── DATA SHOWN
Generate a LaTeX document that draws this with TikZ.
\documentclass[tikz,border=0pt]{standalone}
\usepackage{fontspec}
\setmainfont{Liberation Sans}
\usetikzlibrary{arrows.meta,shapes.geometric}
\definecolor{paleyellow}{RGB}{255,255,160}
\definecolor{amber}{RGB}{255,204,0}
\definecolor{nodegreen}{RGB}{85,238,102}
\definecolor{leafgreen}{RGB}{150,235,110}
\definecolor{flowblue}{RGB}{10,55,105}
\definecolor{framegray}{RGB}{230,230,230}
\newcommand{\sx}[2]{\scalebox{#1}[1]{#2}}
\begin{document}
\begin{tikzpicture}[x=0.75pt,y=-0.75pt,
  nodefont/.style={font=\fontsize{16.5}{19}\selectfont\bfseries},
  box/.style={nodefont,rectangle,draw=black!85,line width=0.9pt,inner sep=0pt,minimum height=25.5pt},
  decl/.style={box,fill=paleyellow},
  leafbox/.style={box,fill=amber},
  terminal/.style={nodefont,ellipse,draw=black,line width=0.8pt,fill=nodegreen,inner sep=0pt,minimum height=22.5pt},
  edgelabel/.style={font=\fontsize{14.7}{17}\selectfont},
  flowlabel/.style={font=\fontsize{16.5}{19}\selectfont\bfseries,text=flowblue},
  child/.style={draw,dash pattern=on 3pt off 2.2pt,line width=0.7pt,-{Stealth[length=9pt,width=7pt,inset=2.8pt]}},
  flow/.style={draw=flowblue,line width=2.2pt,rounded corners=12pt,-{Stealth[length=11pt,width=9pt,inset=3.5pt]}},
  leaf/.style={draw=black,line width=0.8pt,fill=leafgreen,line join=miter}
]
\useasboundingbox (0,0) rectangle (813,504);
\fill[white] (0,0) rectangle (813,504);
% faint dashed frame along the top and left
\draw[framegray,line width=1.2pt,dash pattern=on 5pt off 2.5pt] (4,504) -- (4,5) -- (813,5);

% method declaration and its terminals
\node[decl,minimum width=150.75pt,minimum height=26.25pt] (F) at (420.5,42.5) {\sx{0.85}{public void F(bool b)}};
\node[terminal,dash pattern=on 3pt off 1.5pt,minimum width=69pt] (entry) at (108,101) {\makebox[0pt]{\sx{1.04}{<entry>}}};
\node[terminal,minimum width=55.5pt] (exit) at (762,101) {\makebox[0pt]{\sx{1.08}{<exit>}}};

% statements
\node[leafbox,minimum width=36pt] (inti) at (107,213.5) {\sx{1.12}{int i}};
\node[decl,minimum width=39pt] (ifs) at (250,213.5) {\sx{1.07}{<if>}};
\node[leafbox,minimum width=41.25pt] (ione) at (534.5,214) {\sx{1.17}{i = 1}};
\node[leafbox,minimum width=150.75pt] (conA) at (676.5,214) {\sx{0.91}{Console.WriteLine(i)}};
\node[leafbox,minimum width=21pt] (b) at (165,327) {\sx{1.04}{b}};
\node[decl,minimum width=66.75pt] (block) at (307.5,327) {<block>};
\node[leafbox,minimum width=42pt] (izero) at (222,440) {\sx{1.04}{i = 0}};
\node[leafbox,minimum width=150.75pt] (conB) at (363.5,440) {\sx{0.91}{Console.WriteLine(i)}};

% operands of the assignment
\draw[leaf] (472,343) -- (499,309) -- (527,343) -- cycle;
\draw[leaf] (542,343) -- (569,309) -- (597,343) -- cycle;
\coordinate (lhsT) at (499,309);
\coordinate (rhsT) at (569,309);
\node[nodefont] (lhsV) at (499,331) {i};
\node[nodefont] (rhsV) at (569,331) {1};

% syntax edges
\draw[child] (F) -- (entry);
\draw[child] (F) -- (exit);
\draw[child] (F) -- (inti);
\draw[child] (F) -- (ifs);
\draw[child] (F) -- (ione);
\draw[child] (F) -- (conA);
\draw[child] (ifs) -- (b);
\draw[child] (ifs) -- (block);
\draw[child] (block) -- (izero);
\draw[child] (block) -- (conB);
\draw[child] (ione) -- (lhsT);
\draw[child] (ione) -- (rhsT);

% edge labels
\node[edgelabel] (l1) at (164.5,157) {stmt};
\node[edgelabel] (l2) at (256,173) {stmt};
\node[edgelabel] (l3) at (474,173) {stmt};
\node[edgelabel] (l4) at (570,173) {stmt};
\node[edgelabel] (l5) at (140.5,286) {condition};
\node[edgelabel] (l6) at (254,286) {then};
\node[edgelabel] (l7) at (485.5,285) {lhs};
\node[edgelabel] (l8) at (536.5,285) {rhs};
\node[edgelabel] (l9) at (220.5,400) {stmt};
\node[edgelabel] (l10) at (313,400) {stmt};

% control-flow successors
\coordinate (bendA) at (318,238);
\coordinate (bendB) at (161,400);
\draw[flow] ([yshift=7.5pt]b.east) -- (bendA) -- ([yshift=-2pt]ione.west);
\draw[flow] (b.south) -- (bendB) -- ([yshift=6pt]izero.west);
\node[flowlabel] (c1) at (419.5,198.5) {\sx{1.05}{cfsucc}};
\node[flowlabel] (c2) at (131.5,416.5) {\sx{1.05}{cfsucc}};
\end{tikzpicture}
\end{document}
────
Return all of the data word for word.

TASK RESPONSE:
Generate a LaTeX document that draws this with TikZ.
\documentclass[tikz,border=0pt]{standalone}
\usepackage{fontspec}
\setmainfont{Liberation Sans}
\usetikzlibrary{arrows.meta,shapes.geometric}
\definecolor{paleyellow}{RGB}{255,255,160}
\definecolor{amber}{RGB}{255,204,0}
\definecolor{nodegreen}{RGB}{85,238,102}
\definecolor{leafgreen}{RGB}{150,235,110}
\definecolor{flowblue}{RGB}{10,55,105}
\definecolor{framegray}{RGB}{230,230,230}
\newcommand{\sx}[2]{\scalebox{#1}[1]{#2}}
\begin{document}
\begin{tikzpicture}[x=0.75pt,y=-0.75pt,
  nodefont/.style={font=\fontsize{16.5}{19}\selectfont\bfseries},
  box/.style={nodefont,rectangle,draw=black!85,line width=0.9pt,inner sep=0pt,minimum height=25.5pt},
  decl/.style={box,fill=paleyellow},
  leafbox/.style={box,fill=amber},
  terminal/.style={nodefont,ellipse,draw=black,line width=0.8pt,fill=nodegreen,inner sep=0pt,minimum height=22.5pt},
  edgelabel/.style={font=\fontsize{14.7}{17}\selectfont},
  flowlabel/.style={font=\fontsize{16.5}{19}\selectfont\bfseries,text=flowblue},
  child/.style={draw,dash pattern=on 3pt off 2.2pt,line width=0.7pt,-{Stealth[length=9pt,width=7pt,inset=2.8pt]}},
  flow/.style={draw=flowblue,line width=2.2pt,rounded corners=12pt,-{Stealth[length=11pt,width=9pt,inset=3.5pt]}},
  leaf/.style={draw=black,line width=0.8pt,fill=leafgreen,line join=miter}
]
\useasboundingbox (0,0) rectangle (813,504);
\fill[white] (0,0) rectangle (813,504);
% faint dashed frame along the top and left
\draw[framegray,line width=1.2pt,dash pattern=on 5pt off 2.5pt] (4,504) -- (4,5) -- (813,5);

% method declaration and its terminals
\node[decl,minimum width=150.75pt,minimum height=26.25pt] (F) at (420.5,42.5) {\sx{0.85}{public void F(bool b)}};
\node[terminal,dash pattern=on 3pt off 1.5pt,minimum width=69pt] (entry) at (108,101) {\makebox[0pt]{\sx{1.04}{<entry>}}};
\node[terminal,minimum width=55.5pt] (exit) at (762,101) {\makebox[0pt]{\sx{1.08}{<exit>}}};

% statements
\node[leafbox,minimum width=36pt] (inti) at (107,213.5) {\sx{1.12}{int i}};
\node[decl,minimum width=39pt] (ifs) at (250,213.5) {\sx{1.07}{<if>}};
\node[leafbox,minimum width=41.25pt] (ione) at (534.5,214) {\sx{1.17}{i = 1}};
\node[leafbox,minimum width=150.75pt] (conA) at (676.5,214) {\sx{0.91}{Console.WriteLine(i)}};
\node[leafbox,minimum width=21pt] (b) at (165,327) {\sx{1.04}{b}};
\node[decl,minimum width=66.75pt] (block) at (307.5,327) {<block>};
\node[leafbox,minimum width=42pt] (izero) at (222,440) {\sx{1.04}{i = 0}};
\node[leafbox,minimum width=150.75pt] (conB) at (363.5,440) {\sx{0.91}{Console.WriteLine(i)}};

% operands of the assignment
\draw[leaf] (472,343) -- (499,309) -- (527,343) -- cycle;
\draw[leaf] (542,343) -- (569,309) -- (597,343) -- cycle;
\coordinate (lhsT) at (499,309);
\coordinate (rhsT) at (569,309);
\node[nodefont] (lhsV) at (499,331) {i};
\node[nodefont] (rhsV) at (569,331) {1};

% syntax edges
\draw[child] (F) -- (entry);
\draw[child] (F) -- (exit);
\draw[child] (F) -- (inti);
\draw[child] (F) -- (ifs);
\draw[child] (F) -- (ione);
\draw[child] (F) -- (conA);
\draw[child] (ifs) -- (b);
\draw[child] (ifs) -- (block);
\draw[child] (block) -- (izero);
\draw[child] (block) -- (conB);
\draw[child] (ione) -- (lhsT);
\draw[child] (ione) -- (rhsT);

% edge labels
\node[edgelabel] (l1) at (164.5,157) {stmt};
\node[edgelabel] (l2) at (256,173) {stmt};
\node[edgelabel] (l3) at (474,173) {stmt};
\node[edgelabel] (l4) at (570,173) {stmt};
\node[edgelabel] (l5) at (140.5,286) {condition};
\node[edgelabel] (l6) at (254,286) {then};
\node[edgelabel] (l7) at (485.5,285) {lhs};
\node[edgelabel] (l8) at (536.5,285) {rhs};
\node[edgelabel] (l9) at (220.5,400) {stmt};
\node[edgelabel] (l10) at (313,400) {stmt};

% control-flow successors
\coordinate (bendA) at (318,238);
\coordinate (bendB) at (161,400);
\draw[flow] ([yshift=7.5pt]b.east) -- (bendA) -- ([yshift=-2pt]ione.west);
\draw[flow] (b.south) -- (bendB) -- ([yshift=6pt]izero.west);
\node[flowlabel] (c1) at (419.5,198.5) {\sx{1.05}{cfsucc}};
\node[flowlabel] (c2) at (131.5,416.5) {\sx{1.05}{cfsucc}};
\end{tikzpicture}
\end{document}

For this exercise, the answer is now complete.